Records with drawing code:
↓↓↓

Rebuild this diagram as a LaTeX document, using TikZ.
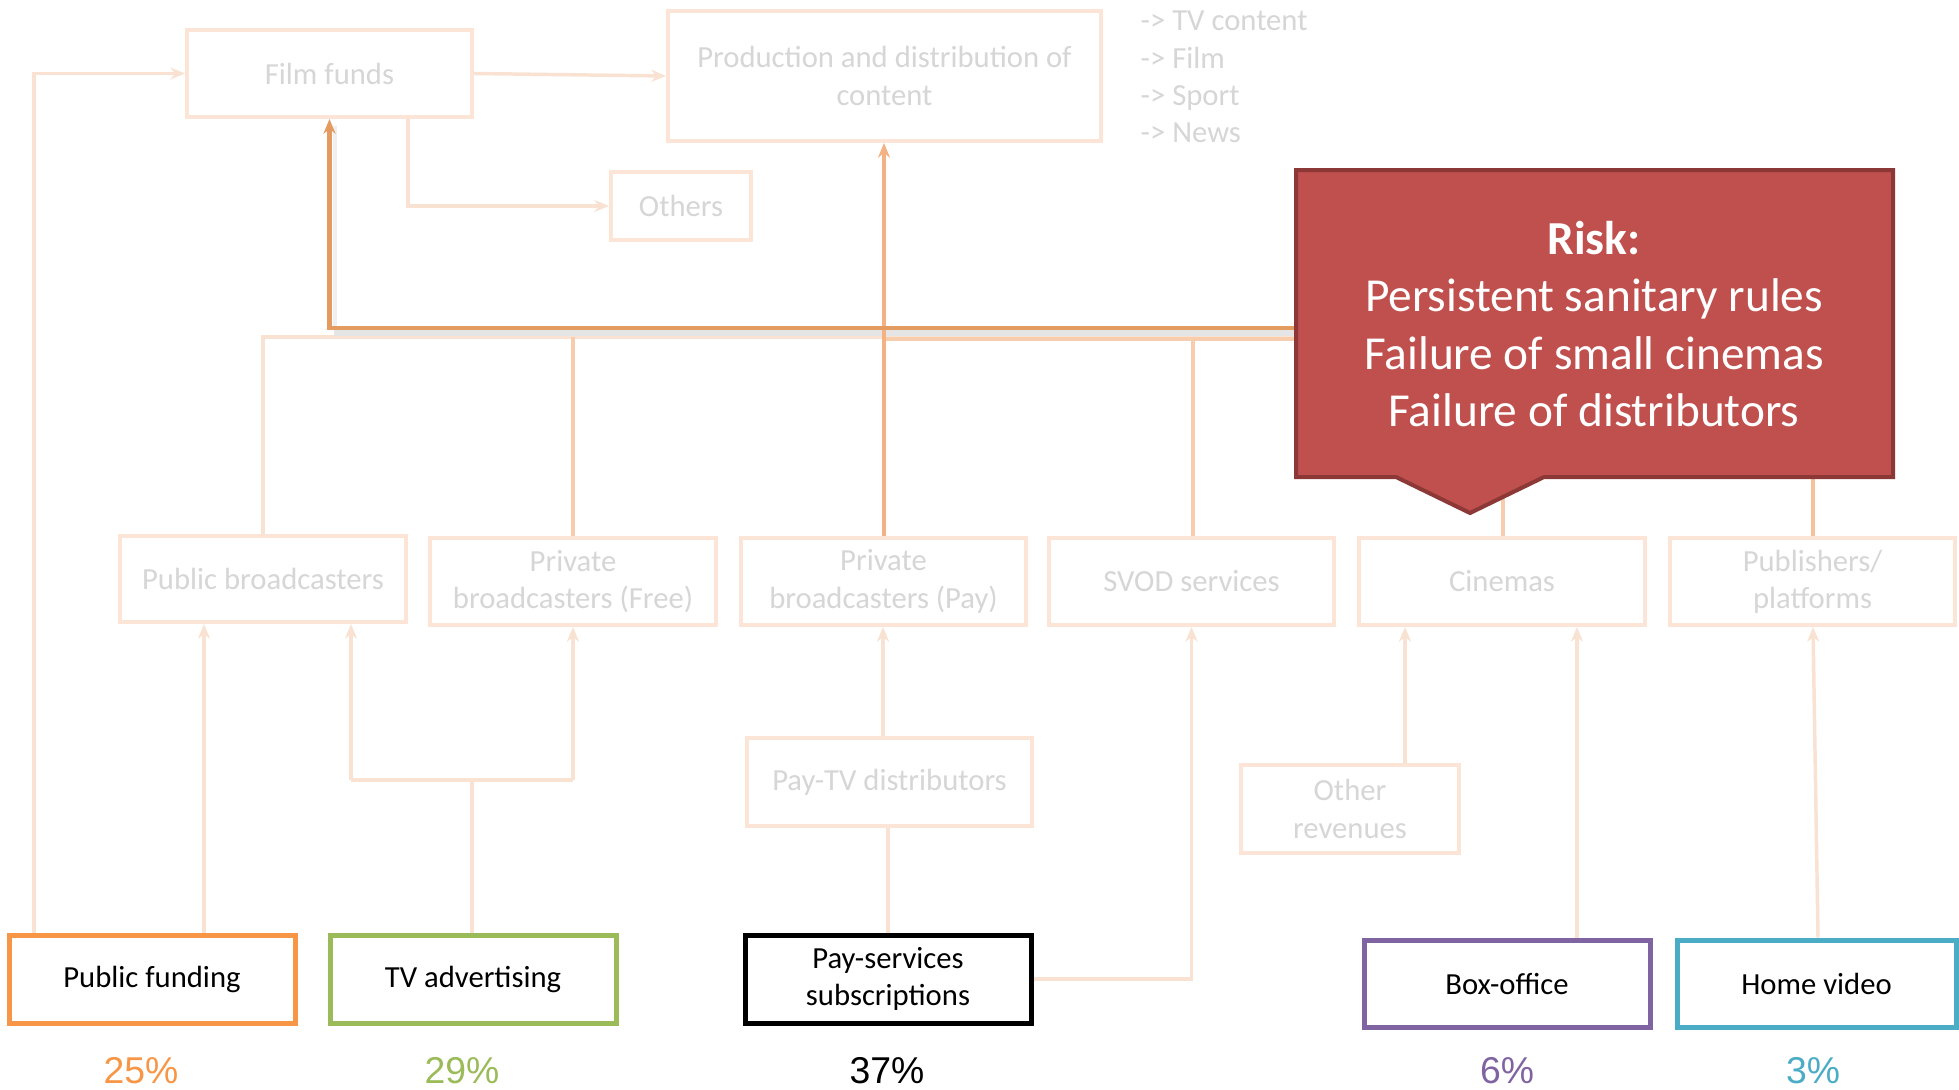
\documentclass[tikz,border=0pt]{standalone}
\usepackage{fontspec}
\setmainfont{Carlito}
\newfontfamily\pctfont{Liberation Sans}
\usetikzlibrary{arrows.meta}

\definecolor{boxline}{HTML}{FCE4D6}
\definecolor{greytext}{HTML}{D6D6D6}
\definecolor{flowfaint}{HTML}{F9E2D2}
\definecolor{flowlight}{HTML}{F8CDAE}
\definecolor{flowmid}{HTML}{F4B183}
\definecolor{flowdark}{HTML}{E39B5F}
\definecolor{riskfill}{HTML}{C0504D}
\definecolor{riskline}{HTML}{8C3836}
\definecolor{cfund}{HTML}{F79646}
\definecolor{cadv}{HTML}{9BBB59}
\definecolor{cbox}{HTML}{8064A2}
\definecolor{chome}{HTML}{4BACC6}

\begin{document}
\begin{tikzpicture}[x=0.75pt,y=-0.75pt,
  wh/.style 2 args={minimum width=#1*0.75pt, minimum height=#2*0.75pt},
  flowbox/.style={draw=boxline, line width=3pt, inner sep=0pt, text=greytext,
    align=center, font=\fontsize{23}{28}\selectfont},
  srcbox/.style={line width=3.75pt, inner sep=0pt, text=black, align=center,
    font=\fontsize{23}{28}\selectfont},
  pct/.style={font=\pctfont\fontsize{28}{32}\selectfont},
  flow/.style={draw=flowfaint, line width=2.6pt},
  arr/.style={-{Stealth[length=11pt,width=9pt]}}]
\useasboundingbox[fill=white] (0,0) rectangle (1959,1089);

% upper level
\node[flowbox, wh={285}{87}] (ff) at (329.5,73.5) {Film funds};
\node[flowbox, wh={433}{130}] (prod) at (884.5,76) {Production and distribution of\\content};
\node[flowbox, wh={140}{68}] (oth) at (681,206) {Others};
\node[anchor=west, align=left, text=greytext, font=\fontsize{23}{28}\selectfont] (kinds) at (1136,77)
  {-> TV content\\-> Film\\-> Sport\\-> News};

% middle level
\node[flowbox, wh={286}{86}] (pb) at (263,579) {Public broadcasters};
\node[flowbox, wh={286}{87}] (pf) at (573,581.5) {Private\\broadcasters (Free)};
\node[flowbox, wh={285}{87}] (pp) at (883.5,581.5) {Private\\broadcasters (Pay)};
\node[flowbox, wh={285}{87}] (svod) at (1191.5,581.5) {SVOD services};
\node[flowbox, wh={286}{87}] (cin) at (1502,581.5) {Cinemas};
\node[flowbox, wh={285}{87}] (pub) at (1812.5,581.5) {Publishers/\\platforms};
\node[flowbox, wh={285}{88}] (ptv) at (889.5,782) {Pay-TV distributors};
\node[flowbox, wh={218}{88}] (orev) at (1350,809) {Other\\revenues};

% revenue sources
\node[srcbox, draw=cfund, wh={286}{88}] (pfund) at (152,979) {Public funding};
\node[srcbox, draw=cadv, wh={286}{88}] (tvad) at (473,979) {TV advertising};
\node[srcbox, draw=black, wh={286}{88}] (pay) at (888,979) {Pay-services\\subscriptions};
\node[srcbox, draw=cbox, wh={286}{87}] (bo) at (1507,983.5) {Box-office};
\node[srcbox, draw=chome, wh={279}{87}] (hv) at (1816.5,983.5) {Home video};

\node[pct, text=cfund] (p1) at (141,1071) {25\%};
\node[pct, text=cadv] (p2) at (462,1071) {29\%};
\node[pct, text=black] (p3) at (887,1071) {37\%};
\node[pct, text=cbox] (p4) at (1507,1071) {6\%};
\node[pct, text=chome] (p5) at (1813,1071) {3\%};

% flows from the sources
\coordinate (advsplit) at (472,780);
\coordinate (advL) at (351,780);
\coordinate (advR) at (573,780);
\draw[flow,arr] (pfund.north -| 34,0) |- (ff.west);
\draw[flow,arr] (pfund.north -| 204,0) -- (pb.south -| 204,0);
\draw[flow] (tvad.north -| advsplit) -- (advsplit);
\draw[flow] (advL) -- (advR);
\draw[flow,arr] (advL) -- (advL |- pb.south);
\draw[flow,arr] (advR) -- (advR |- pf.south);
\draw[flow] (pay.north) -- (pay.north |- ptv.south);
\draw[flow,arr] (ptv.north -| 883,0) -- (pp.south -| 883,0);
\draw[flow,arr] (pay.east) -| (svod.south);
\draw[flow,arr] (orev.north -| 1405,0) -- (cin.south -| 1405,0);
\draw[flow,arr] (bo.north -| 1577,0) -- (cin.south -| 1577,0);
\draw[flow,arr] (hv.north -| 1818,0) -- (pub.south -| 1813,0);

% flows between upper boxes
\draw[flow,arr] (ff.east) -- (prod.west);
\draw[flow,arr] (ff.south -| 408,0) |- (oth.west);

% collecting lines from the middle level
\coordinate (busL) at (263,337);
\coordinate (busR) at (1420,337);
\draw[flow] (pb.north -| busL) -- (busL) -- (busR);
\draw[flowlight, line width=2.6pt] (pf.north -| 573,0) -- (573,337);
\draw[flowlight, line width=2.6pt] (svod.north -| 1193,0) -- (1193,337);
\draw[flowlight, line width=2.6pt] (cin.north -| 1503,0) -- (1503,420);
\draw[flowmid!80, line width=2.6pt] (pub.north -| 1813,0) -- (1813,420);
\draw[flowlight, line width=2.6pt] (884,339) -- (1420,339);
\draw[black!10, line width=4pt] (334,333) -- (1420,333);
\draw[flowmid, line width=2.6pt, arr] (pp.north -| 884,0) -- (prod.south -| 884,0);
\draw[black!6, line width=3pt] (335,126) -- (335,330);
\draw[flowdark, line width=3.6pt, arr] (1420,328) -| (ff.south);

% risk callout
\draw[riskline, fill=riskfill, line width=3pt, line join=miter]
  (1296,170) -- (1893,170) -- (1893,477) -- (1544,477) -- (1470,513)
  -- (1396,477) -- (1296,477) -- cycle;
\node[text=white, align=center, font=\fontsize{35.5}{43}\selectfont] (risk) at (1594,324)
  {\textbf{Risk:}\\Persistent sanitary rules\\Failure of small cinemas\\Failure of distributors};
\end{tikzpicture}
\end{document}
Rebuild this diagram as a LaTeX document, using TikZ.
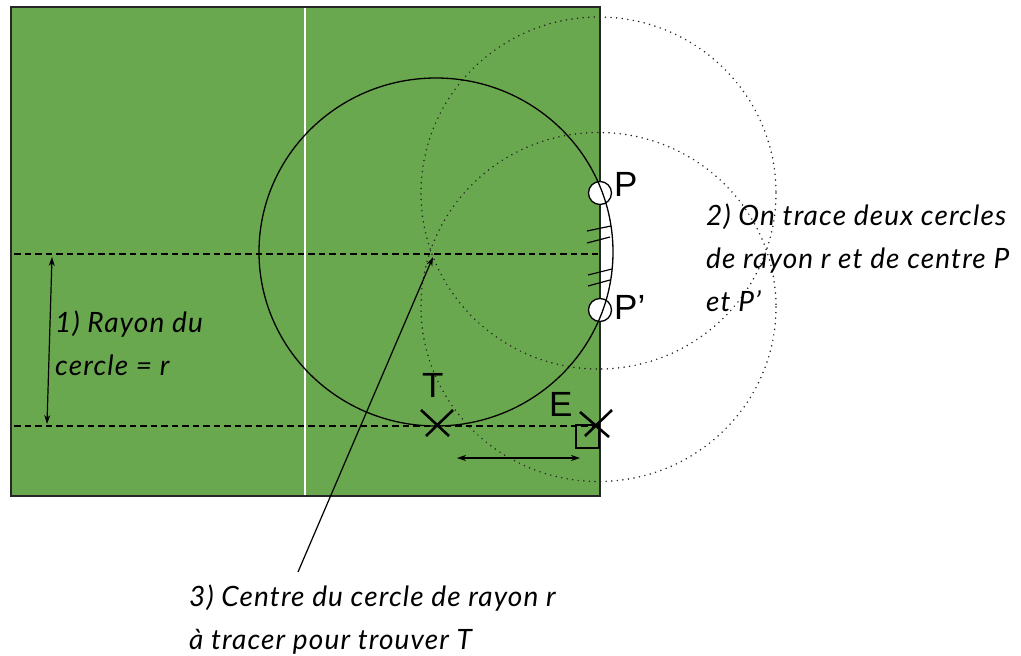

↑↑↑

GOAL — The records above need to be restated word for word, with the pictures left out.

RESULT FOR THIS TASK —
Rebuild this diagram as a LaTeX document, using TikZ.
\documentclass[tikz,border=0pt]{standalone}
\usepackage{fontspec}
\setmainfont{Carlito}
\newfontfamily\pctfont{Liberation Sans}
\usetikzlibrary{arrows.meta}

\definecolor{boxline}{HTML}{FCE4D6}
\definecolor{greytext}{HTML}{D6D6D6}
\definecolor{flowfaint}{HTML}{F9E2D2}
\definecolor{flowlight}{HTML}{F8CDAE}
\definecolor{flowmid}{HTML}{F4B183}
\definecolor{flowdark}{HTML}{E39B5F}
\definecolor{riskfill}{HTML}{C0504D}
\definecolor{riskline}{HTML}{8C3836}
\definecolor{cfund}{HTML}{F79646}
\definecolor{cadv}{HTML}{9BBB59}
\definecolor{cbox}{HTML}{8064A2}
\definecolor{chome}{HTML}{4BACC6}

\begin{document}
\begin{tikzpicture}[x=0.75pt,y=-0.75pt,
  wh/.style 2 args={minimum width=#1*0.75pt, minimum height=#2*0.75pt},
  flowbox/.style={draw=boxline, line width=3pt, inner sep=0pt, text=greytext,
    align=center, font=\fontsize{23}{28}\selectfont},
  srcbox/.style={line width=3.75pt, inner sep=0pt, text=black, align=center,
    font=\fontsize{23}{28}\selectfont},
  pct/.style={font=\pctfont\fontsize{28}{32}\selectfont},
  flow/.style={draw=flowfaint, line width=2.6pt},
  arr/.style={-{Stealth[length=11pt,width=9pt]}}]
\useasboundingbox[fill=white] (0,0) rectangle (1959,1089);

% upper level
\node[flowbox, wh={285}{87}] (ff) at (329.5,73.5) {Film funds};
\node[flowbox, wh={433}{130}] (prod) at (884.5,76) {Production and distribution of\\content};
\node[flowbox, wh={140}{68}] (oth) at (681,206) {Others};
\node[anchor=west, align=left, text=greytext, font=\fontsize{23}{28}\selectfont] (kinds) at (1136,77)
  {-> TV content\\-> Film\\-> Sport\\-> News};

% middle level
\node[flowbox, wh={286}{86}] (pb) at (263,579) {Public broadcasters};
\node[flowbox, wh={286}{87}] (pf) at (573,581.5) {Private\\broadcasters (Free)};
\node[flowbox, wh={285}{87}] (pp) at (883.5,581.5) {Private\\broadcasters (Pay)};
\node[flowbox, wh={285}{87}] (svod) at (1191.5,581.5) {SVOD services};
\node[flowbox, wh={286}{87}] (cin) at (1502,581.5) {Cinemas};
\node[flowbox, wh={285}{87}] (pub) at (1812.5,581.5) {Publishers/\\platforms};
\node[flowbox, wh={285}{88}] (ptv) at (889.5,782) {Pay-TV distributors};
\node[flowbox, wh={218}{88}] (orev) at (1350,809) {Other\\revenues};

% revenue sources
\node[srcbox, draw=cfund, wh={286}{88}] (pfund) at (152,979) {Public funding};
\node[srcbox, draw=cadv, wh={286}{88}] (tvad) at (473,979) {TV advertising};
\node[srcbox, draw=black, wh={286}{88}] (pay) at (888,979) {Pay-services\\subscriptions};
\node[srcbox, draw=cbox, wh={286}{87}] (bo) at (1507,983.5) {Box-office};
\node[srcbox, draw=chome, wh={279}{87}] (hv) at (1816.5,983.5) {Home video};

\node[pct, text=cfund] (p1) at (141,1071) {25\%};
\node[pct, text=cadv] (p2) at (462,1071) {29\%};
\node[pct, text=black] (p3) at (887,1071) {37\%};
\node[pct, text=cbox] (p4) at (1507,1071) {6\%};
\node[pct, text=chome] (p5) at (1813,1071) {3\%};

% flows from the sources
\coordinate (advsplit) at (472,780);
\coordinate (advL) at (351,780);
\coordinate (advR) at (573,780);
\draw[flow,arr] (pfund.north -| 34,0) |- (ff.west);
\draw[flow,arr] (pfund.north -| 204,0) -- (pb.south -| 204,0);
\draw[flow] (tvad.north -| advsplit) -- (advsplit);
\draw[flow] (advL) -- (advR);
\draw[flow,arr] (advL) -- (advL |- pb.south);
\draw[flow,arr] (advR) -- (advR |- pf.south);
\draw[flow] (pay.north) -- (pay.north |- ptv.south);
\draw[flow,arr] (ptv.north -| 883,0) -- (pp.south -| 883,0);
\draw[flow,arr] (pay.east) -| (svod.south);
\draw[flow,arr] (orev.north -| 1405,0) -- (cin.south -| 1405,0);
\draw[flow,arr] (bo.north -| 1577,0) -- (cin.south -| 1577,0);
\draw[flow,arr] (hv.north -| 1818,0) -- (pub.south -| 1813,0);

% flows between upper boxes
\draw[flow,arr] (ff.east) -- (prod.west);
\draw[flow,arr] (ff.south -| 408,0) |- (oth.west);

% collecting lines from the middle level
\coordinate (busL) at (263,337);
\coordinate (busR) at (1420,337);
\draw[flow] (pb.north -| busL) -- (busL) -- (busR);
\draw[flowlight, line width=2.6pt] (pf.north -| 573,0) -- (573,337);
\draw[flowlight, line width=2.6pt] (svod.north -| 1193,0) -- (1193,337);
\draw[flowlight, line width=2.6pt] (cin.north -| 1503,0) -- (1503,420);
\draw[flowmid!80, line width=2.6pt] (pub.north -| 1813,0) -- (1813,420);
\draw[flowlight, line width=2.6pt] (884,339) -- (1420,339);
\draw[black!10, line width=4pt] (334,333) -- (1420,333);
\draw[flowmid, line width=2.6pt, arr] (pp.north -| 884,0) -- (prod.south -| 884,0);
\draw[black!6, line width=3pt] (335,126) -- (335,330);
\draw[flowdark, line width=3.6pt, arr] (1420,328) -| (ff.south);

% risk callout
\draw[riskline, fill=riskfill, line width=3pt, line join=miter]
  (1296,170) -- (1893,170) -- (1893,477) -- (1544,477) -- (1470,513)
  -- (1396,477) -- (1296,477) -- cycle;
\node[text=white, align=center, font=\fontsize{35.5}{43}\selectfont] (risk) at (1594,324)
  {\textbf{Risk:}\\Persistent sanitary rules\\Failure of small cinemas\\Failure of distributors};
\end{tikzpicture}
\end{document}
Rebuild this diagram as a LaTeX document, using TikZ.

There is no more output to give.